(Records with drawing code)
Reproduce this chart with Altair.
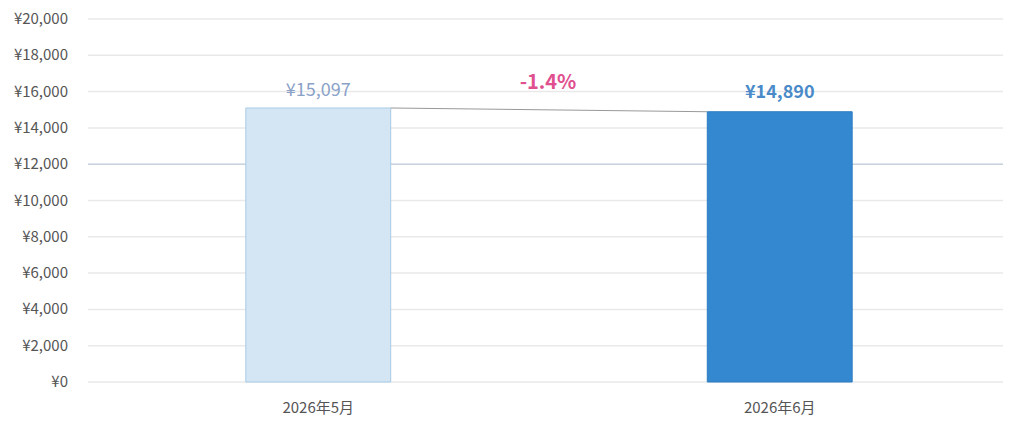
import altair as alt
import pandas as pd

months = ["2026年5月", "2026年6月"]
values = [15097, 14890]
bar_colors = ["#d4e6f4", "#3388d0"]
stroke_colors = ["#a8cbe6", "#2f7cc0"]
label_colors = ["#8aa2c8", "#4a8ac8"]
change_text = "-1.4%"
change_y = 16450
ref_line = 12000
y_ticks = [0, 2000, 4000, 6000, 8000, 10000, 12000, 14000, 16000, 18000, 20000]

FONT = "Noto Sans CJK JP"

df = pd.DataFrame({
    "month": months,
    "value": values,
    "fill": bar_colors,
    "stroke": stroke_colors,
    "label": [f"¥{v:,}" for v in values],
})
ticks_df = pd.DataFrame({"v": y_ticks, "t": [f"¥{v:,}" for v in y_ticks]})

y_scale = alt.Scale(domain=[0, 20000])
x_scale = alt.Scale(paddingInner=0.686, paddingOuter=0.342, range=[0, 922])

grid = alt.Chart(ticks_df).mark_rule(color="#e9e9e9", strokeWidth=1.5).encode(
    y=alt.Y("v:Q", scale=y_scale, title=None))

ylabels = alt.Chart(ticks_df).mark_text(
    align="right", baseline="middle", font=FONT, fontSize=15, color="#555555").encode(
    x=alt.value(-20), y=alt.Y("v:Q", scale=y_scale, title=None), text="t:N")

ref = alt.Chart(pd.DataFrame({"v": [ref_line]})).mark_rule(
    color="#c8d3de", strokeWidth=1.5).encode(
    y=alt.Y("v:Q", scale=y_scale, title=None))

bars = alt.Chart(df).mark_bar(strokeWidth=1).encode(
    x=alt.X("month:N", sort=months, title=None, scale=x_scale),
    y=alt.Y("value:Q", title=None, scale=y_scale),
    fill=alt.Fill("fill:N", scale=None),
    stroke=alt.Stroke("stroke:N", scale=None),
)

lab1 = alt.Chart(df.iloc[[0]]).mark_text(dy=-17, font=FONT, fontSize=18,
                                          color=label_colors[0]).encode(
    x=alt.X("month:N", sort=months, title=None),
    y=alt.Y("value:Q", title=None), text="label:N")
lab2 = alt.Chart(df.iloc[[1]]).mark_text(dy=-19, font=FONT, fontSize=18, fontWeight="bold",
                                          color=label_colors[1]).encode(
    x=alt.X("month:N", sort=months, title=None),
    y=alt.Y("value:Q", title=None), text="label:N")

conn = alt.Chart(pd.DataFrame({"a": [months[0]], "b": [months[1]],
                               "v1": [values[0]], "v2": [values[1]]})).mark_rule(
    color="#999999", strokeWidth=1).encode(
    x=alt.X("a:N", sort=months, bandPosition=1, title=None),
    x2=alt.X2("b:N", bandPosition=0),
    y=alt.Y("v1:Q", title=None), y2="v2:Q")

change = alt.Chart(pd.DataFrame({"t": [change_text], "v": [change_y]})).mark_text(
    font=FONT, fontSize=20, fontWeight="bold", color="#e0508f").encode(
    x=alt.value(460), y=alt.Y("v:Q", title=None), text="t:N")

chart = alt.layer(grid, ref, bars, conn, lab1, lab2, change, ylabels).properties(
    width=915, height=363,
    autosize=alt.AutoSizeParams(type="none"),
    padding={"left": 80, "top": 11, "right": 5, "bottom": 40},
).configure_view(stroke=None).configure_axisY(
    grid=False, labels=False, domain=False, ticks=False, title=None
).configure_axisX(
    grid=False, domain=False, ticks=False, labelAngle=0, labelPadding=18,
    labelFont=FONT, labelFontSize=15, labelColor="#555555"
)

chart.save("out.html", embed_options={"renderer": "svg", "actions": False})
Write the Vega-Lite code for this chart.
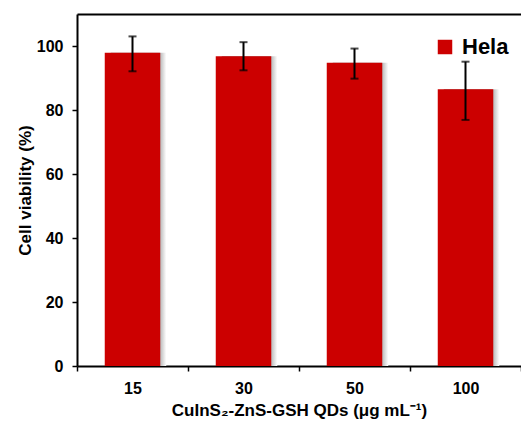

-- Task goal --
Write out every line above exactly as it is, leaving out the pictures.

-- Answer to the task --
Reproduce this chart with Altair.
import altair as alt
import pandas as pd

months = ["2026年5月", "2026年6月"]
values = [15097, 14890]
bar_colors = ["#d4e6f4", "#3388d0"]
stroke_colors = ["#a8cbe6", "#2f7cc0"]
label_colors = ["#8aa2c8", "#4a8ac8"]
change_text = "-1.4%"
change_y = 16450
ref_line = 12000
y_ticks = [0, 2000, 4000, 6000, 8000, 10000, 12000, 14000, 16000, 18000, 20000]

FONT = "Noto Sans CJK JP"

df = pd.DataFrame({
    "month": months,
    "value": values,
    "fill": bar_colors,
    "stroke": stroke_colors,
    "label": [f"¥{v:,}" for v in values],
})
ticks_df = pd.DataFrame({"v": y_ticks, "t": [f"¥{v:,}" for v in y_ticks]})

y_scale = alt.Scale(domain=[0, 20000])
x_scale = alt.Scale(paddingInner=0.686, paddingOuter=0.342, range=[0, 922])

grid = alt.Chart(ticks_df).mark_rule(color="#e9e9e9", strokeWidth=1.5).encode(
    y=alt.Y("v:Q", scale=y_scale, title=None))

ylabels = alt.Chart(ticks_df).mark_text(
    align="right", baseline="middle", font=FONT, fontSize=15, color="#555555").encode(
    x=alt.value(-20), y=alt.Y("v:Q", scale=y_scale, title=None), text="t:N")

ref = alt.Chart(pd.DataFrame({"v": [ref_line]})).mark_rule(
    color="#c8d3de", strokeWidth=1.5).encode(
    y=alt.Y("v:Q", scale=y_scale, title=None))

bars = alt.Chart(df).mark_bar(strokeWidth=1).encode(
    x=alt.X("month:N", sort=months, title=None, scale=x_scale),
    y=alt.Y("value:Q", title=None, scale=y_scale),
    fill=alt.Fill("fill:N", scale=None),
    stroke=alt.Stroke("stroke:N", scale=None),
)

lab1 = alt.Chart(df.iloc[[0]]).mark_text(dy=-17, font=FONT, fontSize=18,
                                          color=label_colors[0]).encode(
    x=alt.X("month:N", sort=months, title=None),
    y=alt.Y("value:Q", title=None), text="label:N")
lab2 = alt.Chart(df.iloc[[1]]).mark_text(dy=-19, font=FONT, fontSize=18, fontWeight="bold",
                                          color=label_colors[1]).encode(
    x=alt.X("month:N", sort=months, title=None),
    y=alt.Y("value:Q", title=None), text="label:N")

conn = alt.Chart(pd.DataFrame({"a": [months[0]], "b": [months[1]],
                               "v1": [values[0]], "v2": [values[1]]})).mark_rule(
    color="#999999", strokeWidth=1).encode(
    x=alt.X("a:N", sort=months, bandPosition=1, title=None),
    x2=alt.X2("b:N", bandPosition=0),
    y=alt.Y("v1:Q", title=None), y2="v2:Q")

change = alt.Chart(pd.DataFrame({"t": [change_text], "v": [change_y]})).mark_text(
    font=FONT, fontSize=20, fontWeight="bold", color="#e0508f").encode(
    x=alt.value(460), y=alt.Y("v:Q", title=None), text="t:N")

chart = alt.layer(grid, ref, bars, conn, lab1, lab2, change, ylabels).properties(
    width=915, height=363,
    autosize=alt.AutoSizeParams(type="none"),
    padding={"left": 80, "top": 11, "right": 5, "bottom": 40},
).configure_view(stroke=None).configure_axisY(
    grid=False, labels=False, domain=False, ticks=False, title=None
).configure_axisX(
    grid=False, domain=False, ticks=False, labelAngle=0, labelPadding=18,
    labelFont=FONT, labelFontSize=15, labelColor="#555555"
)

chart.save("out.html", embed_options={"renderer": "svg", "actions": False})
Write the Vega-Lite code for this chart.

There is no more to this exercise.